◆ The exercise ◆
Write out the entire listing below exactly as it appears, minus any pictures.

◆ Material provided ◆
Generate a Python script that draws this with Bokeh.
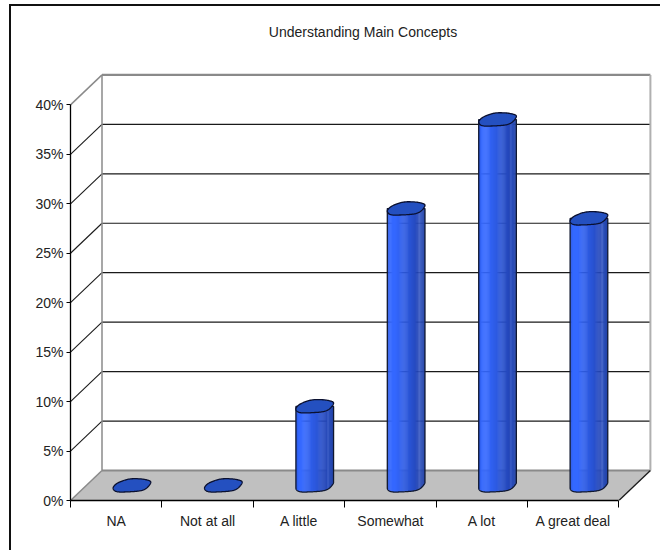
import numpy as np
from bokeh.embed import file_html
from bokeh.models import FixedTicker, LinearAxis, PrintfTickFormatter, Range1d, Title
from bokeh.plotting import figure
from bokeh.resources import INLINE

# Survey responses
categories = ["NA", "Not at all", "A little", "Somewhat", "A lot", "A great deal"]
shares = [0, 0, 8, 28, 37, 27]
y_ticks = [0, 5, 10, 15, 20, 25, 30, 35, 40]
chart_title = "Understanding Main Concepts"

FONT = "Liberation Sans"

# Scale of the drawing area: pixels per category and per percentage point
PX_X = 91.4
PX_Y = 9.89
LEFT, RIGHT, TOP, BOTTOM = 70, 5, 72, 50
WIDTH, HEIGHT = 660, 550
frame_w = WIDTH - LEFT - RIGHT
frame_h = HEIGHT - TOP - BOTTOM

# Oblique depth of the box, in data units
DEPTH_X = 31.5 / PX_X
DEPTH_Y = 30.0 / PX_Y
N = len(categories)
Y_MAX = max(y_ticks)

# The chart's outer border shows only along the top and left of the page
border_css = (
    "linear-gradient(#111,#111) 9px 4px / 651px 2px no-repeat,"
    "linear-gradient(#111,#111) 9px 4px / 2px 546px no-repeat"
)

p = figure(
    width=WIDTH, height=HEIGHT, output_backend="svg", toolbar_location=None,
    x_range=Range1d(0, frame_w / PX_X), y_range=Range1d(0, frame_h / PX_Y),
    x_axis_type=None, y_axis_type=None,
    min_border_left=LEFT, min_border_right=RIGHT, min_border_top=TOP, min_border_bottom=BOTTOM,
    outline_line_color=None, background_fill_color="white", border_fill_color=None,
    styles={"background": border_css},
)
p.grid.visible = False

# Floor
p.patch([0, DEPTH_X, N + DEPTH_X, N], [0, DEPTH_Y, DEPTH_Y, 0],
        fill_color="#c0c0c0", line_color=None)

# Gridlines on the back wall and their continuation down the side wall
inner = [t for t in y_ticks if 0 < t < Y_MAX]
p.segment([DEPTH_X] * len(inner), [t + DEPTH_Y for t in inner],
          [N + DEPTH_X] * len(inner), [t + DEPTH_Y for t in inner],
          line_color="#1a1a1a", line_width=1.2)
p.segment([0] * len(inner), inner, [DEPTH_X] * len(inner), [t + DEPTH_Y for t in inner],
          line_color="#1a1a1a", line_width=1.1)

# Box edges
GRAY = "#8a8a8a"
p.line([DEPTH_X, N + DEPTH_X], [Y_MAX + DEPTH_Y] * 2, line_color=GRAY, line_width=2.4)
p.line([DEPTH_X, N + DEPTH_X], [DEPTH_Y] * 2, line_color=GRAY, line_width=2)
p.line([DEPTH_X, DEPTH_X], [DEPTH_Y, Y_MAX + DEPTH_Y], line_color=GRAY, line_width=1.5)
p.line([N + DEPTH_X, N + DEPTH_X], [DEPTH_Y, Y_MAX + DEPTH_Y], line_color="#b0b0b0", line_width=2)
p.line([0, DEPTH_X], [Y_MAX, Y_MAX + DEPTH_Y], line_color=GRAY, line_width=1.5)
p.line([0, DEPTH_X], [0, DEPTH_Y], line_color=GRAY, line_width=1.5)
p.line([N, N + DEPTH_X], [0, DEPTH_Y], line_color="#1a1a1a", line_width=1.3)

# Cylinders: a rounded, slightly uneven ellipse sheared along the depth direction
A = 17.3 / PX_X
SHEAR_X = 5.6 / PX_X
SHEAR_Y = 6.6 / PX_Y
RIPPLE = 0.3 / PX_Y
THETA0 = np.arctan2(SHEAR_X, A)
STOPS = [0.0, 0.06, 0.2, 0.6, 0.82, 0.86, 0.90, 1.0]
SHADE = [(44, 88, 224), (52, 104, 255), (52, 104, 255), (42, 84, 212),
         (36, 70, 184), (64, 96, 200), (40, 76, 184), (36, 68, 170)]
SHADE = np.array(SHADE, dtype=float)


def shade_hex(t):
    r, g, b = (int(np.interp(t, STOPS, SHADE[:, c])) for c in range(3))
    return f"#{r:02x}{g:02x}{b:02x}"


def rim(th):
    """Outline of a cylinder's end, relative to its centre."""
    c = np.sign(np.cos(th)) * np.abs(np.cos(th)) ** 0.8
    s = np.sign(np.sin(th)) * np.abs(np.sin(th)) ** 0.8
    return A * c + SHEAR_X * s, SHEAR_Y * s + RIPPLE * np.sin(4 * th + 0.6)


for i, v in enumerate(shares):
    cx = i + 0.5 + DEPTH_X / 2
    cy = DEPTH_Y / 2
    th = np.linspace(0, 2 * np.pi, 120)
    rx, ry = rim(th)
    half = rx.max()
    low = np.linspace(THETA0 + np.pi, THETA0 + 2 * np.pi, 60)
    lxr, lyr = rim(low)
    lx = cx + lxr
    ly = cy + lyr

    if v > 0:
        steps = 40
        edges = np.linspace(cx - half, cx + half, steps + 1)
        mids = (edges[:-1] + edges[1:]) / 2
        order = np.argsort(lx)
        bottoms = np.interp(mids, lx[order], ly[order])
        tops = np.full(steps, cy + v)
        rights = edges[1:].copy()
        rights[:-1] += 0.4 / PX_X
        colors = [shade_hex(t) for t in np.linspace(0, 1, steps)]
        p.quad(left=edges[:-1], right=rights, bottom=bottoms, top=tops,
               fill_color=colors, line_color=None)
        p.line(list(lx[order]) + [cx + half, cx - half, lx[order][0]],
               list(ly[order]) + [cy + v, cy + v, ly[order][0]],
               line_color="#101830", line_width=1.3)

    p.patch(cx + rx, cy + v + ry, fill_color="#2450c0", line_color="#0a1030", line_width=1.3)

# Axes
y_axis = LinearAxis(
    ticker=FixedTicker(ticks=y_ticks), formatter=PrintfTickFormatter(format="%d%%"),
    bounds=(0, Y_MAX), major_tick_in=0, major_tick_out=4, minor_tick_out=0, minor_tick_in=0,
    axis_line_color="#000000", major_tick_line_color="#000000", axis_line_width=1.3,
    major_label_text_font=FONT, major_label_text_font_size="14px", major_label_text_color="#222222",
    major_label_standoff=3,
)
p.add_layout(y_axis, "left")

centers = [i + 0.5 for i in range(N)]
x_axis = LinearAxis(
    ticker=FixedTicker(ticks=centers, minor_ticks=list(range(N + 1))),
    major_label_overrides=dict(zip(centers, categories)),
    bounds=(0, N), major_tick_in=0, major_tick_out=0, minor_tick_in=0, minor_tick_out=7,
    axis_line_color="#000000", minor_tick_line_color="#000000", axis_line_width=1.3,
    major_label_text_font=FONT, major_label_text_font_size="14px", major_label_text_color="#222222",
    major_label_standoff=5,
)
p.add_layout(x_axis, "below")

# A blank spacer title holds the chart title clear of the plot box
p.add_layout(Title(text=" ", text_font_size="14px", standoff=13), "above")
p.add_layout(Title(text=chart_title, text_font=FONT, text_font_size="14px",
                   text_font_style="normal", text_color="#222222",
                   align="center", offset=(341 - (LEFT + frame_w / 2)), standoff=4), "above")

open("out.html", "w").write(file_html(p, INLINE))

◆ Exercise result ◆
Generate a Python script that draws this with Bokeh.
import numpy as np
from bokeh.embed import file_html
from bokeh.models import FixedTicker, LinearAxis, PrintfTickFormatter, Range1d, Title
from bokeh.plotting import figure
from bokeh.resources import INLINE

# Survey responses
categories = ["NA", "Not at all", "A little", "Somewhat", "A lot", "A great deal"]
shares = [0, 0, 8, 28, 37, 27]
y_ticks = [0, 5, 10, 15, 20, 25, 30, 35, 40]
chart_title = "Understanding Main Concepts"

FONT = "Liberation Sans"

# Scale of the drawing area: pixels per category and per percentage point
PX_X = 91.4
PX_Y = 9.89
LEFT, RIGHT, TOP, BOTTOM = 70, 5, 72, 50
WIDTH, HEIGHT = 660, 550
frame_w = WIDTH - LEFT - RIGHT
frame_h = HEIGHT - TOP - BOTTOM

# Oblique depth of the box, in data units
DEPTH_X = 31.5 / PX_X
DEPTH_Y = 30.0 / PX_Y
N = len(categories)
Y_MAX = max(y_ticks)

# The chart's outer border shows only along the top and left of the page
border_css = (
    "linear-gradient(#111,#111) 9px 4px / 651px 2px no-repeat,"
    "linear-gradient(#111,#111) 9px 4px / 2px 546px no-repeat"
)

p = figure(
    width=WIDTH, height=HEIGHT, output_backend="svg", toolbar_location=None,
    x_range=Range1d(0, frame_w / PX_X), y_range=Range1d(0, frame_h / PX_Y),
    x_axis_type=None, y_axis_type=None,
    min_border_left=LEFT, min_border_right=RIGHT, min_border_top=TOP, min_border_bottom=BOTTOM,
    outline_line_color=None, background_fill_color="white", border_fill_color=None,
    styles={"background": border_css},
)
p.grid.visible = False

# Floor
p.patch([0, DEPTH_X, N + DEPTH_X, N], [0, DEPTH_Y, DEPTH_Y, 0],
        fill_color="#c0c0c0", line_color=None)

# Gridlines on the back wall and their continuation down the side wall
inner = [t for t in y_ticks if 0 < t < Y_MAX]
p.segment([DEPTH_X] * len(inner), [t + DEPTH_Y for t in inner],
          [N + DEPTH_X] * len(inner), [t + DEPTH_Y for t in inner],
          line_color="#1a1a1a", line_width=1.2)
p.segment([0] * len(inner), inner, [DEPTH_X] * len(inner), [t + DEPTH_Y for t in inner],
          line_color="#1a1a1a", line_width=1.1)

# Box edges
GRAY = "#8a8a8a"
p.line([DEPTH_X, N + DEPTH_X], [Y_MAX + DEPTH_Y] * 2, line_color=GRAY, line_width=2.4)
p.line([DEPTH_X, N + DEPTH_X], [DEPTH_Y] * 2, line_color=GRAY, line_width=2)
p.line([DEPTH_X, DEPTH_X], [DEPTH_Y, Y_MAX + DEPTH_Y], line_color=GRAY, line_width=1.5)
p.line([N + DEPTH_X, N + DEPTH_X], [DEPTH_Y, Y_MAX + DEPTH_Y], line_color="#b0b0b0", line_width=2)
p.line([0, DEPTH_X], [Y_MAX, Y_MAX + DEPTH_Y], line_color=GRAY, line_width=1.5)
p.line([0, DEPTH_X], [0, DEPTH_Y], line_color=GRAY, line_width=1.5)
p.line([N, N + DEPTH_X], [0, DEPTH_Y], line_color="#1a1a1a", line_width=1.3)

# Cylinders: a rounded, slightly uneven ellipse sheared along the depth direction
A = 17.3 / PX_X
SHEAR_X = 5.6 / PX_X
SHEAR_Y = 6.6 / PX_Y
RIPPLE = 0.3 / PX_Y
THETA0 = np.arctan2(SHEAR_X, A)
STOPS = [0.0, 0.06, 0.2, 0.6, 0.82, 0.86, 0.90, 1.0]
SHADE = [(44, 88, 224), (52, 104, 255), (52, 104, 255), (42, 84, 212),
         (36, 70, 184), (64, 96, 200), (40, 76, 184), (36, 68, 170)]
SHADE = np.array(SHADE, dtype=float)


def shade_hex(t):
    r, g, b = (int(np.interp(t, STOPS, SHADE[:, c])) for c in range(3))
    return f"#{r:02x}{g:02x}{b:02x}"


def rim(th):
    """Outline of a cylinder's end, relative to its centre."""
    c = np.sign(np.cos(th)) * np.abs(np.cos(th)) ** 0.8
    s = np.sign(np.sin(th)) * np.abs(np.sin(th)) ** 0.8
    return A * c + SHEAR_X * s, SHEAR_Y * s + RIPPLE * np.sin(4 * th + 0.6)


for i, v in enumerate(shares):
    cx = i + 0.5 + DEPTH_X / 2
    cy = DEPTH_Y / 2
    th = np.linspace(0, 2 * np.pi, 120)
    rx, ry = rim(th)
    half = rx.max()
    low = np.linspace(THETA0 + np.pi, THETA0 + 2 * np.pi, 60)
    lxr, lyr = rim(low)
    lx = cx + lxr
    ly = cy + lyr

    if v > 0:
        steps = 40
        edges = np.linspace(cx - half, cx + half, steps + 1)
        mids = (edges[:-1] + edges[1:]) / 2
        order = np.argsort(lx)
        bottoms = np.interp(mids, lx[order], ly[order])
        tops = np.full(steps, cy + v)
        rights = edges[1:].copy()
        rights[:-1] += 0.4 / PX_X
        colors = [shade_hex(t) for t in np.linspace(0, 1, steps)]
        p.quad(left=edges[:-1], right=rights, bottom=bottoms, top=tops,
               fill_color=colors, line_color=None)
        p.line(list(lx[order]) + [cx + half, cx - half, lx[order][0]],
               list(ly[order]) + [cy + v, cy + v, ly[order][0]],
               line_color="#101830", line_width=1.3)

    p.patch(cx + rx, cy + v + ry, fill_color="#2450c0", line_color="#0a1030", line_width=1.3)

# Axes
y_axis = LinearAxis(
    ticker=FixedTicker(ticks=y_ticks), formatter=PrintfTickFormatter(format="%d%%"),
    bounds=(0, Y_MAX), major_tick_in=0, major_tick_out=4, minor_tick_out=0, minor_tick_in=0,
    axis_line_color="#000000", major_tick_line_color="#000000", axis_line_width=1.3,
    major_label_text_font=FONT, major_label_text_font_size="14px", major_label_text_color="#222222",
    major_label_standoff=3,
)
p.add_layout(y_axis, "left")

centers = [i + 0.5 for i in range(N)]
x_axis = LinearAxis(
    ticker=FixedTicker(ticks=centers, minor_ticks=list(range(N + 1))),
    major_label_overrides=dict(zip(centers, categories)),
    bounds=(0, N), major_tick_in=0, major_tick_out=0, minor_tick_in=0, minor_tick_out=7,
    axis_line_color="#000000", minor_tick_line_color="#000000", axis_line_width=1.3,
    major_label_text_font=FONT, major_label_text_font_size="14px", major_label_text_color="#222222",
    major_label_standoff=5,
)
p.add_layout(x_axis, "below")

# A blank spacer title holds the chart title clear of the plot box
p.add_layout(Title(text=" ", text_font_size="14px", standoff=13), "above")
p.add_layout(Title(text=chart_title, text_font=FONT, text_font_size="14px",
                   text_font_style="normal", text_color="#222222",
                   align="center", offset=(341 - (LEFT + frame_w / 2)), standoff=4), "above")

open("out.html", "w").write(file_html(p, INLINE))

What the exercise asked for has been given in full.